Siamo incredibili, davvero. La fine delle ideologie avrebbe dovuto portarci verso la maturità democratica, un Paese in cui, a prescindere dal tuo colore, se hai governato bene ti confermo, diversamente ti mando all’opposizione. Da noi la fine delle divisioni ideologiche è diventata la fine dei valori, della passione politica, della possibilità d’identificarsi in partiti tutti alla ricerca del facile consenso che hanno perso per strada, se mai l’hanno avuta, la capacità di battersi per cause giuste a prescindere dai voti connessi.
Ma è possibile che anche ai no vax, una tragedia per il Paese ed un freno nella guerra alla pandemia, la cui ideologia mette in serio pericolo la salute e la stessa vita dei cittadini, ci siano partiti che accarezzano il pelo, per fini di accattonaggio elettorale.
Il giorno dopo i risultati elettorali comunicati dal Viminale, a partire dal numero di coloro che hanno votato, un coro unanime di preoccupazione per l’astensione.

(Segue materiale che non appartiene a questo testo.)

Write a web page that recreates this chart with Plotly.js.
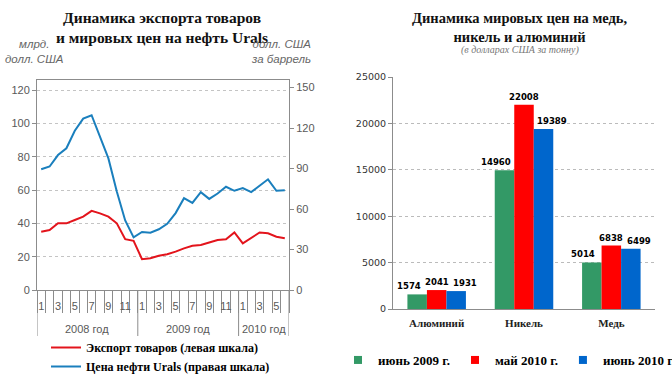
<!DOCTYPE html>
<html><head><meta charset="utf-8">
<script src="https://cdn.plot.ly/plotly-3.0.1.min.js"></script>
<style>html,body{margin:0;padding:0;overflow:hidden;background:#fff}</style>
</head><body><div id="chart" style="width:672px;height:384px"></div>
<script>
// ---------- data: left chart ----------
const monthNums = [1,2,3,4,5,6,7,8,9,10,11,12, 1,2,3,4,5,6,7,8,9,10,11,12, 1,2,3,4,5,6];
const years = ['2008 год','2009 год','2010 год'];
const monthsPerYear = [12,12,6];
const exportsBln = [35,36,40,40,42,44,47.5,46,44,40,30.5,29.5,18.5,19,20.5,21.5,23,25,26.5,27,28.5,30,30.5,34.5,28,31,34.5,34,32,31];
const uralsPrice = [89.5,91.5,100,105,118,127,129.5,113.5,97.5,73,51.5,39,43,42.5,45,49,57,68,64.5,72.5,67.5,71.5,76.5,73.5,75.5,72.5,77,82,73.5,74];
const leftTicks = [0,20,40,60,80,100,120];
const rightTicks = [0,30,60,90,120,150];
const lineNames = ['Экспорт товаров (левая шкала)','Цена нефти Urals (правая шкала)'];
// ---------- data: right chart ----------
const metals = ['Алюминий','Никель','Медь'];
const jun2009 = [1574,14960,5014];
const may2010 = [2041,22008,6838];
const jun2010 = [1931,19389,6499];
const seriesNames = ['июнь 2009 г.','май 2010 г.','июнь 2010 г.'];
const barTicks = [0,5000,10000,15000,20000,25000];

// ---------- layout helpers (pixel -> paper) ----------
const W = 672, H = 384, ML = 37, MR = 17, MT = 77, MB = 75;
const PW = W - ML - MR, PH = H - MT - MB;
const px = p => (p - ML) / PW;
const py = p => (H - MB - p) / PH;

const pos = monthNums.map((m, i) => i + 1);
const tickPos = pos.filter((p, i) => monthNums[i] % 2 === 1);
const tickTxt = monthNums.filter(m => m % 2 === 1).map(String);
const bounds = [0.5];
monthsPerYear.forEach(n => bounds.push(bounds[bounds.length - 1] + n));

const axisCol = '#8c8c8c';
const sansTick = {family: 'Liberation Sans, Arial, sans-serif', size: 11, color: '#595959'};
const boldSerif = (s) => ({family: 'Liberation Serif, serif', size: s, color: '#000', weight: 'bold'});

const traces = [
  {x: pos, y: exportsBln, type: 'scatter', mode: 'lines', name: lineNames[0],
   line: {color: '#e3141c', width: 2}, xaxis: 'x', yaxis: 'y', legend: 'legend'},
  {x: pos, y: uralsPrice, type: 'scatter', mode: 'lines', name: lineNames[1],
   line: {color: '#1a7fbd', width: 2}, xaxis: 'x', yaxis: 'y2', legend: 'legend'},
];
const barColors = ['#339966', '#ff0000', '#0066cc'];
const barSeries = [jun2009, may2010, jun2010];
barSeries.forEach((vals, k) => {
  traces.push({x: metals, y: vals, type: 'bar', name: seriesNames[k], showlegend: false,
    marker: {color: barColors[k]}, xaxis: 'x2', yaxis: 'y3'});
});
// legend keys for the bar series (small squares, like the original)
seriesNames.forEach((nm, k) => traces.push({x: [null], y: [null], type: 'scatter', mode: 'markers',
  name: nm, marker: {symbol: 'square', size: 8, color: barColors[k]}, xaxis: 'x2', yaxis: 'y3',
  legend: 'legend2'}));

const shapes = bounds.map(b => ({type: 'line', xref: 'x', yref: 'paper', x0: b, x1: b,
  y0: py(290), y1: py(336), line: {color: axisCol, width: 1}}));

const annotations = [
  {text: 'Динамика экспорта товаров<br>и мировых цен на нефть Urals', x: px(162), y: py(28),
   font: {family: 'Liberation Serif, serif', size: 15.5, color: '#111', weight: 'bold'}},
  {text: 'Динамика мировых цен на медь,<br>никель и алюминий', x: px(520), y: py(28),
   font: {family: 'Liberation Serif, serif', size: 14.5, color: '#111', weight: 'bold'}},
  {text: '(в долларах США за тонну)', x: px(520), y: py(50),
   font: {family: 'Liberation Serif, serif', size: 10, color: '#777', style: 'italic'}},
  {text: 'млрд.<br>долл. США', x: px(34), y: py(52),
   font: {family: 'Liberation Sans, Arial, sans-serif', size: 11.5, color: '#666', style: 'italic'}},
  {text: 'долл. США<br>за баррель', x: px(313), y: py(52), xanchor: 'right', align: 'right',
   font: {family: 'Liberation Sans, Arial, sans-serif', size: 11.5, color: '#666', style: 'italic'}},
].map(a => Object.assign({xref: 'paper', yref: 'paper', showarrow: false, xanchor: 'center', yanchor: 'middle'}, a));
years.forEach((yr, k) => annotations.push({text: yr, xref: 'x', yref: 'paper',
  x: (bounds[k] + bounds[k + 1]) / 2, y: py(329), showarrow: false, xanchor: 'center', yanchor: 'middle',
  font: sansTick}));
// value labels above the bars, offset sideways like the original
const labelShift = [-28, 0, 28];
barSeries.forEach((vals, k) => vals.forEach((v, j) => annotations.push({
  text: String(v), xref: 'x2', yref: 'y3', x: metals[j], y: v, xshift: labelShift[k], yshift: 1,
  xanchor: 'center', yanchor: 'bottom', showarrow: false,
  font: {family: 'DejaVu Sans Condensed, DejaVu Sans, sans-serif', size: 9.5, color: '#000', weight: 'bold'}})));

const layout = {
  width: W, height: H, margin: {l: ML, r: MR, t: MT, b: MB, autoexpand: false},
  paper_bgcolor: '#fff', plot_bgcolor: '#fff', showlegend: true,
  xaxis: {domain: [0, px(289)], anchor: 'y', range: [0.5, 30.5], tickmode: 'array',
    tickvals: tickPos, ticktext: tickTxt, ticks: '', showgrid: false, zeroline: false,
    showline: true, mirror: true, linecolor: axisCol, tickfont: sansTick, ticklabelstandoff: 6,
    minor: {tickmode: 'linear', tick0: 0.5, dtick: 1, ticks: 'outside', ticklen: 22,
      tickcolor: axisCol, showgrid: false}},
  yaxis: {domain: [py(290), py(80)], anchor: 'x', range: [0, 126], tickmode: 'array',
    tickvals: leftTicks, ticks: 'outside', ticklen: 4, tickcolor: axisCol, showline: true,
    linecolor: axisCol, gridcolor: '#c4c4c4', griddash: 'dot', zeroline: false, tickfont: sansTick},
  yaxis2: {overlaying: 'y', side: 'right', anchor: 'x', range: [0, 155.6], tickmode: 'array',
    tickvals: rightTicks, ticks: 'outside', ticklen: 4, tickcolor: axisCol, showline: true,
    linecolor: axisCol, showgrid: false, zeroline: false, tickfont: sansTick},
  xaxis2: {domain: [px(393), 1], anchor: 'y3', showline: true, linecolor: axisCol, ticks: '',
    ticklabelstandoff: 4, tickfont: {family: 'Liberation Serif, serif', size: 11, color: '#222', weight: 'bold'}},
  yaxis3: {domain: [0, 1], anchor: 'x2', range: [0, 25000], tickmode: 'array', tickvals: barTicks,
    tickformat: 'd', ticks: 'outside', ticklen: 4, tickcolor: axisCol, showline: true,
    linecolor: axisCol, gridcolor: '#bbbbbb', griddash: '3px,3px', zeroline: false,
    tickfont: {family: 'DejaVu Sans, sans-serif', size: 9.5, color: '#333'}},
  barmode: 'group', bargap: 0.33, bargroupgap: 0,
  legend: {x: px(46), y: py(333), xanchor: 'left', yanchor: 'top', orientation: 'v',
    bgcolor: 'rgba(0,0,0,0)', font: boldSerif(12)},
  legend2: {x: px(338), y: py(360), xanchor: 'left', yanchor: 'middle', orientation: 'h',
    bgcolor: 'rgba(0,0,0,0)', font: boldSerif(13)},
  shapes: shapes, annotations: annotations,
};
Plotly.newPlot('chart', traces, layout, {displayModeBar: false, staticPlot: true});
</script></body></html>
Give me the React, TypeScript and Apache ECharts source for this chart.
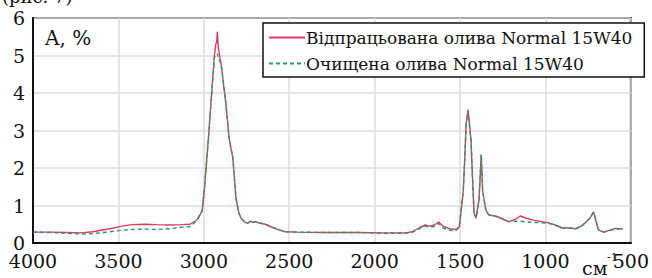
import React, { useEffect, useRef } from "react";
import * as echarts from "echarts";

// Wavenumbers, cm-1 (descending)
const wavenumbers = [
  4000, 3900, 3800, 3720, 3650, 3550, 3480, 3420, 3350, 3280, 3200, 3130, 3080, 3040, 3010,
  2996, 2985, 2973, 2956, 2938, 2930, 2925, 2921, 2915, 2898, 2870, 2852, 2840, 2830, 2812,
  2795, 2783, 2760, 2743, 2725, 2710, 2698, 2680, 2640, 2600, 2560, 2525, 2450, 2300, 2100,
  1950, 1820, 1780, 1740, 1705, 1680, 1650, 1625, 1600, 1560, 1525, 1504, 1481, 1472, 1464,
  1453, 1436, 1424, 1418, 1406, 1389, 1376, 1368, 1349, 1332, 1300, 1280, 1240, 1217, 1180,
  1148, 1110, 1073, 1020, 976, 930, 902, 860, 822, 790, 764, 740, 718, 705, 690,
  660, 630, 592, 560, 546,
];

// Відпрацьована олива (used oil)
const usedOil = [
  0.29, 0.29, 0.28, 0.27, 0.3, 0.38, 0.45, 0.49, 0.5, 0.49, 0.48, 0.49, 0.5, 0.62, 0.85,
  1.47, 2.1, 2.8, 3.87, 5.0, 5.3, 5.35, 5.63, 5.2, 4.75, 3.68, 2.8, 2.5, 2.27, 1.2,
  0.8, 0.67, 0.55, 0.53, 0.58, 0.55, 0.57, 0.54, 0.5, 0.42, 0.35, 0.3, 0.29, 0.28, 0.28,
  0.27, 0.27, 0.3, 0.4, 0.48, 0.45, 0.48, 0.56, 0.45, 0.38, 0.36, 0.43, 1.4, 2.3, 3.2,
  3.55, 2.75, 1.4, 0.8, 0.67, 1.15, 2.35, 1.4, 0.88, 0.75, 0.72, 0.7, 0.62, 0.57, 0.62,
  0.72, 0.66, 0.61, 0.57, 0.53, 0.46, 0.4, 0.4, 0.38, 0.45, 0.55, 0.66, 0.83, 0.6, 0.35,
  0.29, 0.33, 0.39, 0.37, 0.38,
];

// Очищена олива (cleaned oil)
const cleanedOil = [
  0.29, 0.28, 0.26, 0.24, 0.25, 0.3, 0.34, 0.36, 0.37, 0.36, 0.38, 0.42, 0.44, 0.6, 0.85,
  1.47, 2.1, 2.8, 3.87, 4.95, 5.0, 5.0, 5.05, 4.95, 4.75, 3.68, 2.8, 2.5, 2.27, 1.2,
  0.8, 0.67, 0.55, 0.53, 0.58, 0.55, 0.57, 0.54, 0.5, 0.42, 0.35, 0.3, 0.29, 0.28, 0.28,
  0.26, 0.26, 0.28, 0.38, 0.45, 0.42, 0.44, 0.52, 0.4, 0.34, 0.33, 0.43, 1.4, 2.3, 3.2,
  3.5, 2.75, 1.4, 0.8, 0.67, 1.15, 2.35, 1.4, 0.88, 0.75, 0.72, 0.7, 0.62, 0.57, 0.58,
  0.58, 0.56, 0.55, 0.54, 0.52, 0.45, 0.4, 0.4, 0.38, 0.45, 0.55, 0.66, 0.83, 0.6, 0.35,
  0.29, 0.32, 0.37, 0.38, 0.38,
];

const seriesNames = [
  "Відпрацьована олива Normal 15W40",
  "Очищена олива Normal 15W40",
];

const FONT = "'DejaVu Serif', 'Liberation Serif', serif";
const RED = "#e23a5c";
const GREEN = "#279a6a";

export default function App() {
  const ref = useRef<HTMLDivElement>(null);

  useEffect(() => {
    if (!ref.current) return;
    const chart = echarts.init(ref.current, null, { renderer: "svg" });
    const pairs = (vals: number[]) => wavenumbers.map((w, i) => [w, vals[i]]);
    chart.setOption({
      animation: false,
      backgroundColor: "#ffffff",
      grid: {
        left: 33,
        right: 9,
        top: 18,
        bottom: 35,
        show: true,
        borderColor: "#111",
        borderWidth: 2,
        backgroundColor: "#fff",
      },
      legend: {
        orient: "vertical",
        left: 263,
        top: 23,
        padding: [6, 12, 5, 5],
        itemGap: 9,
        itemWidth: 36,
        itemHeight: 14,
        borderColor: "#111",
        borderWidth: 1.5,
        backgroundColor: "#fff",
        itemStyle: { opacity: 0 },
        textStyle: { fontFamily: FONT, fontSize: 17, color: "#111", padding: [0, 0, 0, -4] },
        data: seriesNames,
      },
      xAxis: {
        type: "value",
        min: 500,
        max: 4000,
        interval: 500,
        inverse: true,
        axisLine: { show: true, lineStyle: { color: "#111", width: 2 } },
        axisTick: { show: false },
        axisLabel: {
          fontFamily: FONT,
          fontSize: 19,
          color: "#111",
          margin: 8,
          formatter: (v: number) => String(v),
        },
        splitLine: { show: true, lineStyle: { color: "#dcdcdc", width: 1.5 } },
      },
      yAxis: {
        type: "value",
        min: 0,
        max: 6,
        interval: 1,
        axisLine: { show: true, lineStyle: { color: "#111", width: 2 } },
        axisTick: { show: false },
        axisLabel: { fontFamily: FONT, fontSize: 19, color: "#111", margin: 8 },
        splitLine: { show: true, lineStyle: { color: "#dcdcdc", width: 1.5 } },
      },
      series: [
        {
          name: seriesNames[0],
          type: "line",
          data: pairs(usedOil),
          showSymbol: false,
          symbol: "none",
          lineStyle: { color: RED, width: 1.4 },
          itemStyle: { color: RED },
          z: 2,
        },
        {
          name: seriesNames[1],
          type: "line",
          data: pairs(cleanedOil),
          showSymbol: false,
          symbol: "none",
          lineStyle: { color: GREEN, width: 1.4, type: [4, 3] },
          itemStyle: { color: GREEN },
          z: 3,
        },
      ],
      graphic: [
        {
          type: "text",
          x: 45,
          y: 28,
          style: { text: "A, %", font: `20px ${FONT}`, fill: "#111", textVerticalAlign: "top" },
          z: 10,
        },
        {
          type: "text",
          x: 582,
          y: 258,
          style: { text: "см", font: `19px ${FONT}`, fill: "#111", textVerticalAlign: "top" },
          z: 10,
        },
        {
          type: "text",
          x: 607,
          y: 252,
          style: { text: "-1", font: `11px ${FONT}`, fill: "#111", textVerticalAlign: "top" },
          z: 10,
        },
        {
          type: "text",
          x: 2,
          y: 5,
          style: { text: "(рис. 7)", font: `18px ${FONT}`, fill: "#111", textVerticalAlign: "bottom" },
          z: 10,
        },
      ],
    });
    return () => chart.dispose();
  }, []);

  return (
    <div
      ref={ref}
      style={{ position: "fixed", left: 0, top: 0, width: 652, height: 278, background: "#fff" }}
    />
  );
}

Ti dici, allora vorranno finalmente porre rimedio? E’ solo “ammuina”, una sceneggiata tanto per farla. Sotto sotto serve a tutti l’astensione, proprio perché è un moltiplicatore della valenza del voto delle truppe cammellate, di cui tutti negano l’esistenza, ma al quale tutti ricorrono.
Una visione apocalittica, penserà qualcuno. Credo invece sia realistica. Certamente dura e senza sconti per nessuno, ma tristemente avvinghiata alla realtà che riflette questa immagine.